GOAL OF THE EXERCISE: Write out the entire listing below exactly as it appears, minus any pictures.

— Begin DATA —

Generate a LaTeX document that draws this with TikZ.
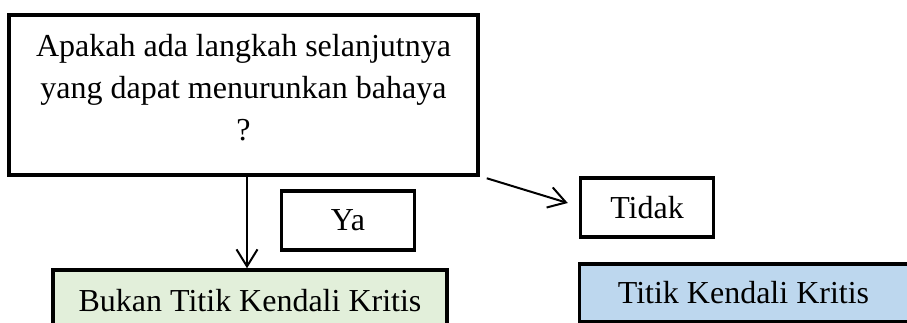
\documentclass[tikz,border=0pt]{standalone}
\usepackage{fontspec}
\setmainfont{Liberation Serif}
\usepackage{xcolor}
\usetikzlibrary{arrows.meta,positioning}
\definecolor{hijau}{RGB}{226,239,218}
\definecolor{biru}{RGB}{189,215,238}

\begin{document}
\begin{tikzpicture}[
  x=1pt,y=1pt,
  font=\fontsize{32}{42}\selectfont,
  box/.style={draw,line width=3.5pt,align=center,inner sep=0pt},
  qbox/.style={box,minimum width=469pt,minimum height=160pt},
  ansbox/.style={box,minimum width=133pt,minimum height=59pt},
  resbox/.style={box,minimum height=62pt},
  flow/.style={-{Straight Barb[length=17pt,width=21pt]},line width=2pt}
]
\path[use as bounding box,clip] (0,0) rectangle (907,-322);

\node[qbox] (q) at (243.5,-95) {};
\node[align=center] (qtext) at (243.5,-88) {Apakah ada langkah selanjutnya\\yang dapat menurunkan bahaya\\?};

\node[ansbox] (ya)    at (348,-220.5) {Ya};
\node[ansbox] (tidak) at (647,-207.5) {Tidak};

\node[resbox,fill=hijau,minimum width=394pt] (bukan) at (250,-301) {Bukan Titik Kendali Kritis};
% kotak kanan terpotong di tepi gambar
\node[fill=biru,inner sep=0pt,minimum width=327.5pt,minimum height=58pt,anchor=west] (titik) at (579.5,-293) {};
\draw[line width=3.5pt] (titik.north east) -- (titik.north west) -- (titik.south west) -- (titik.south east);
\node (titiktext) at (743.5,-293) {Titik Kendali Kritis};

\draw[flow] ([xshift=3.5pt]q.south) -- ([xshift=3.5pt]q.south |- bukan.north);
\draw[flow] ([shift={(7,-1.5)}]q.south east) -- ([shift={(-11,4.5)}]tidak.west);
\end{tikzpicture}
\end{document}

— End DATA —

EXERCISE SOLUTION:
Generate a LaTeX document that draws this with TikZ.
\documentclass[tikz,border=0pt]{standalone}
\usepackage{fontspec}
\setmainfont{Liberation Serif}
\usepackage{xcolor}
\usetikzlibrary{arrows.meta,positioning}
\definecolor{hijau}{RGB}{226,239,218}
\definecolor{biru}{RGB}{189,215,238}

\begin{document}
\begin{tikzpicture}[
  x=1pt,y=1pt,
  font=\fontsize{32}{42}\selectfont,
  box/.style={draw,line width=3.5pt,align=center,inner sep=0pt},
  qbox/.style={box,minimum width=469pt,minimum height=160pt},
  ansbox/.style={box,minimum width=133pt,minimum height=59pt},
  resbox/.style={box,minimum height=62pt},
  flow/.style={-{Straight Barb[length=17pt,width=21pt]},line width=2pt}
]
\path[use as bounding box,clip] (0,0) rectangle (907,-322);

\node[qbox] (q) at (243.5,-95) {};
\node[align=center] (qtext) at (243.5,-88) {Apakah ada langkah selanjutnya\\yang dapat menurunkan bahaya\\?};

\node[ansbox] (ya)    at (348,-220.5) {Ya};
\node[ansbox] (tidak) at (647,-207.5) {Tidak};

\node[resbox,fill=hijau,minimum width=394pt] (bukan) at (250,-301) {Bukan Titik Kendali Kritis};
% kotak kanan terpotong di tepi gambar
\node[fill=biru,inner sep=0pt,minimum width=327.5pt,minimum height=58pt,anchor=west] (titik) at (579.5,-293) {};
\draw[line width=3.5pt] (titik.north east) -- (titik.north west) -- (titik.south west) -- (titik.south east);
\node (titiktext) at (743.5,-293) {Titik Kendali Kritis};

\draw[flow] ([xshift=3.5pt]q.south) -- ([xshift=3.5pt]q.south |- bukan.north);
\draw[flow] ([shift={(7,-1.5)}]q.south east) -- ([shift={(-11,4.5)}]tidak.west);
\end{tikzpicture}
\end{document}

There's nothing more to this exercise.